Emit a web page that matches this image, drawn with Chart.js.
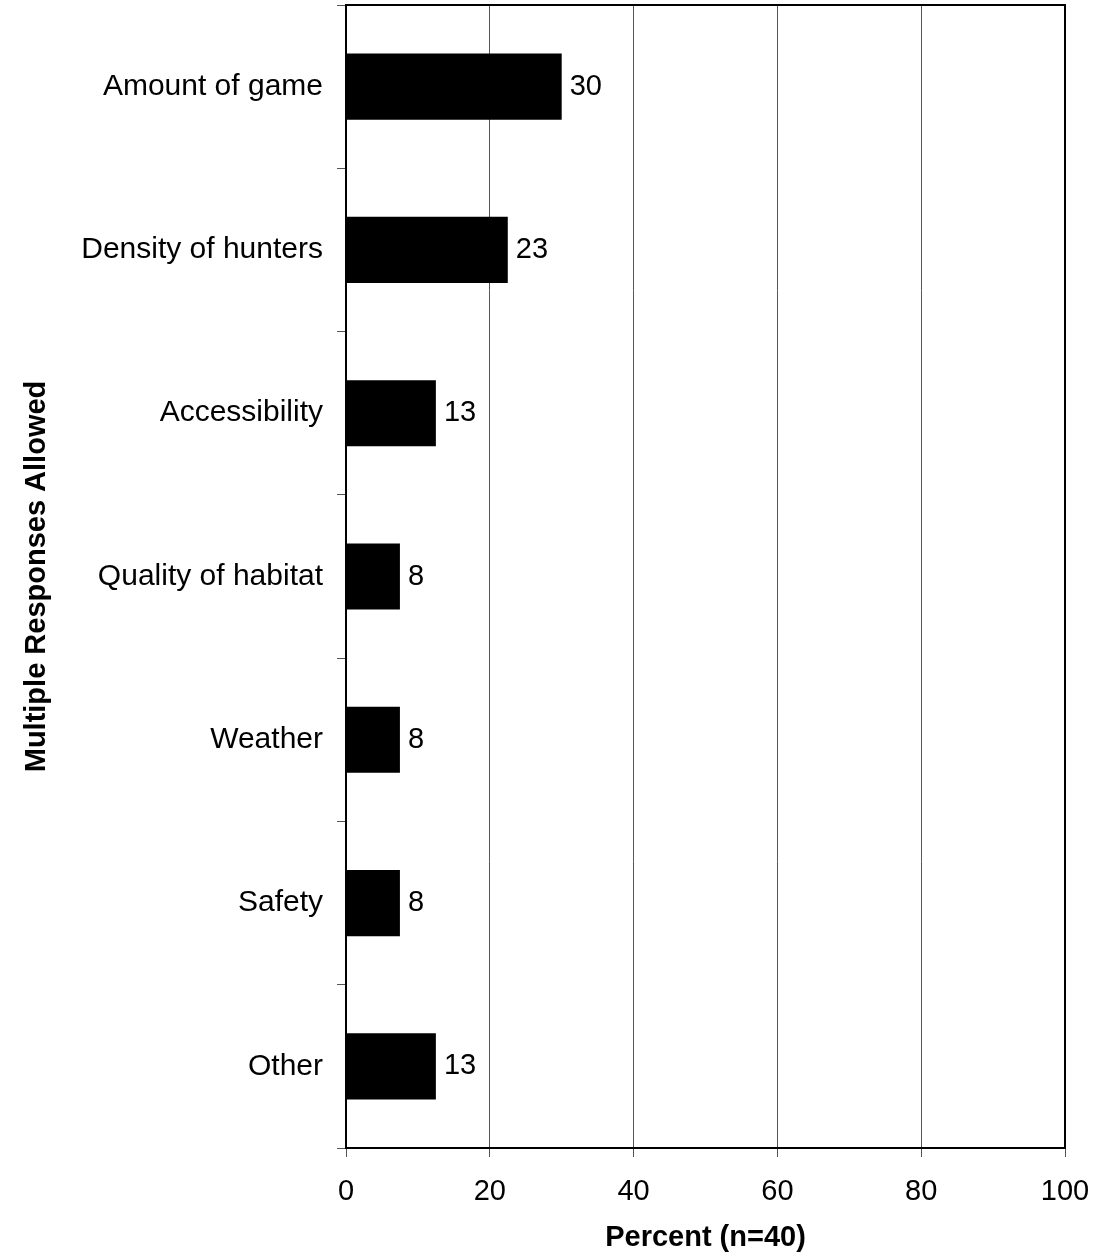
<!DOCTYPE html>
<html>
<head>
<meta charset="utf-8">
<script src="https://cdn.jsdelivr.net/npm/chart.js@4/dist/chart.umd.min.js"></script>
<style>
  html, body { margin: 0; padding: 0; background: #fff; }
</style>
</head>
<body>
<canvas id="reasonsChart" width="1094" height="1259"></canvas>
<script>
// categories and values (percent of n=40)
var categories = ['Amount of game', 'Density of hunters', 'Accessibility', 'Quality of habitat', 'Weather', 'Safety', 'Other'];
var percents = [30, 22.5, 12.5, 7.5, 7.5, 7.5, 12.5];
var valueLabels = ['30', '23', '13', '8', '8', '8', '13'];
var xTicks = [0, 20, 40, 60, 80, 100];

var FONT = '"Liberation Sans", Arial, sans-serif';

// small value labels at the end of each bar
var barLabels = {
    id: 'barLabels',
    afterDatasetsDraw: function (chart) {
        var ctx = chart.ctx;
        var meta = chart.getDatasetMeta(0);
        ctx.save();
        ctx.font = '29px ' + FONT;
        ctx.fillStyle = '#000';
        ctx.textAlign = 'left';
        ctx.textBaseline = 'middle';
        meta.data.forEach(function (bar, i) {
            ctx.fillText(valueLabels[i], bar.x + 8, bar.y);
        });
        ctx.restore();
    }
};

// closes the plot box on top and right
var frame = {
    id: 'frame',
    afterDraw: function (chart) {
        var a = chart.chartArea;
        var ctx = chart.ctx;
        ctx.save();
        ctx.strokeStyle = '#000';
        ctx.lineWidth = 2;
        ctx.beginPath();
        ctx.moveTo(a.left, a.top);
        ctx.lineTo(a.right, a.top);
        ctx.lineTo(a.right, a.bottom);
        ctx.stroke();
        ctx.restore();
    }
};

document.addEventListener('DOMContentLoaded', function () {
    var ctx = document.getElementById('reasonsChart').getContext('2d');
    var reasonsChart = new Chart(ctx, {
        type: 'bar',
        data: {
            labels: categories,
            datasets: [{
                data: percents,
                backgroundColor: '#000',
                borderWidth: 0,
                categoryPercentage: 1,
                barPercentage: 0.405
            }]
        },
        options: {
            indexAxis: 'y',
            responsive: false,
            animation: false,
            layout: { padding: { top: 5, right: 29, bottom: 0, left: 0 } },
            plugins: {
                legend: { display: false },
                tooltip: { enabled: false }
            },
            scales: {
                x: {
                    min: 0,
                    max: 100,
                    afterBuildTicks: function (scale) {
                        scale.ticks = xTicks.map(function (v) { return { value: v }; });
                    },
                    afterFit: function (scale) {
                        scale.height = 111;
                        scale.paddingLeft = 0;
                        scale.paddingRight = 0;
                    },
                    ticks: {
                        color: '#000',
                        font: { family: FONT, size: 29 },
                        padding: 18,
                        maxRotation: 0
                    },
                    grid: {
                        color: '#555',
                        lineWidth: 1,
                        tickLength: 9,
                        tickColor: '#555'
                    },
                    border: { color: '#000', width: 2 },
                    title: {
                        display: true,
                        text: 'Percent (n=40)',
                        color: '#000',
                        font: { family: FONT, size: 29, weight: 'bold' },
                        padding: { top: 0, bottom: 4 }
                    }
                },
                y: {
                    afterFit: function (scale) {
                        scale.width = 346;
                        scale.paddingTop = 0;
                        scale.paddingBottom = 0;
                    },
                    ticks: {
                        color: '#000',
                        font: { family: FONT, size: 30 },
                        padding: 14
                    },
                    grid: {
                        drawOnChartArea: false,
                        offset: true,
                        tickLength: 9,
                        tickColor: '#555'
                    },
                    border: { color: '#000', width: 2 },
                    title: {
                        display: true,
                        text: 'Multiple Responses Allowed',
                        color: '#000',
                        font: { family: FONT, size: 29, weight: 'bold' },
                        padding: { top: 20, bottom: 0 }
                    }
                }
            }
        },
        plugins: [barLabels, frame]
    });
});
</script>
</body>
</html>
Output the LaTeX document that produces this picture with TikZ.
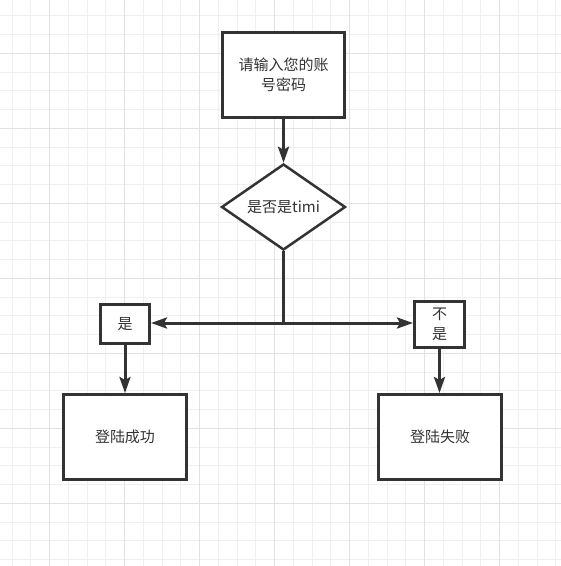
\documentclass[tikz,border=0pt]{standalone}
\usepackage{fontspec}
\setmainfont{Noto Sans CJK SC}
\usetikzlibrary{shapes.geometric,arrows.meta}
\definecolor{ink}{HTML}{333333}
\definecolor{gridminor}{HTML}{F0F0F0}
\definecolor{gridmajor}{HTML}{E2E2E2}
\begin{document}
\begin{tikzpicture}[x=1pt,y=-1pt,
  box/.style={draw=ink,line width=3pt,fill=white,rectangle,inner sep=0pt,text=ink,font=\fontsize{15}{20}\selectfont,align=center},
  decision/.style={draw=ink,line width=2.5pt,fill=white,diamond,shape aspect=1.43,inner sep=0pt,minimum width=124pt,minimum height=86pt,text=ink,font=\fontsize{15}{20}\selectfont},
  conn/.style={draw=ink,line width=3pt},
  arr/.style={conn,-{Stealth[length=16pt,width=11pt,inset=3pt]}}]
\useasboundingbox (0,0) rectangle (561,566);
\fill[white] (0,0) rectangle (561,566);
% grid
\foreach \i in {0,...,29} {
  \pgfmathsetmacro{\gx}{12.2+18.75*\i}
  \draw[gridminor,line width=1pt] (\gx,0) -- (\gx,566);
  \pgfmathsetmacro{\gy}{15.8+18.75*\i}
  \draw[gridminor,line width=1pt] (0,\gy) -- (561,\gy);
}
\foreach \i in {0,...,7} {
  \pgfmathsetmacro{\gx}{49.7+75*\i}
  \draw[gridmajor,line width=1pt] (\gx,0) -- (\gx,566);
  \pgfmathsetmacro{\gy}{53.3+75*\i}
  \draw[gridmajor,line width=1pt] (0,\gy) -- (561,\gy);
}
% nodes
\node[box,minimum width=122pt,minimum height=85pt] (input) at (283.5,75) {请输入您的账\\号密码};
\node[decision] (check) at (283.5,207) {是否是timi};
\node[box,minimum width=49pt,minimum height=39pt] (yes) at (125,324) {是};
\node[box,minimum width=50pt,minimum height=46pt] (no) at (439.5,324.5) {不\\是};
\node[box,minimum width=123pt,minimum height=85pt] (ok) at (125,437) {登陆成功};
\node[box,minimum width=123pt,minimum height=85pt] (fail) at (440,437) {登陆失败};
\coordinate (j) at (283.5,323);
% connectors
\draw[arr] (input) -- (check);
\draw[conn] (check.south) -- (j);
\draw[arr] (j) -- (j -| yes.east);
\draw[arr] (j) -- (j -| no.west);
\draw[arr] (yes) -- (yes |- ok.north);
\draw[arr] (no) -- (no |- fail.north);
\end{tikzpicture}
\end{document}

---*---

Every line holding "with" should be copied out.

Emit a web page that matches this image, drawn with Chart.js.
Output the LaTeX document that produces this picture with TikZ.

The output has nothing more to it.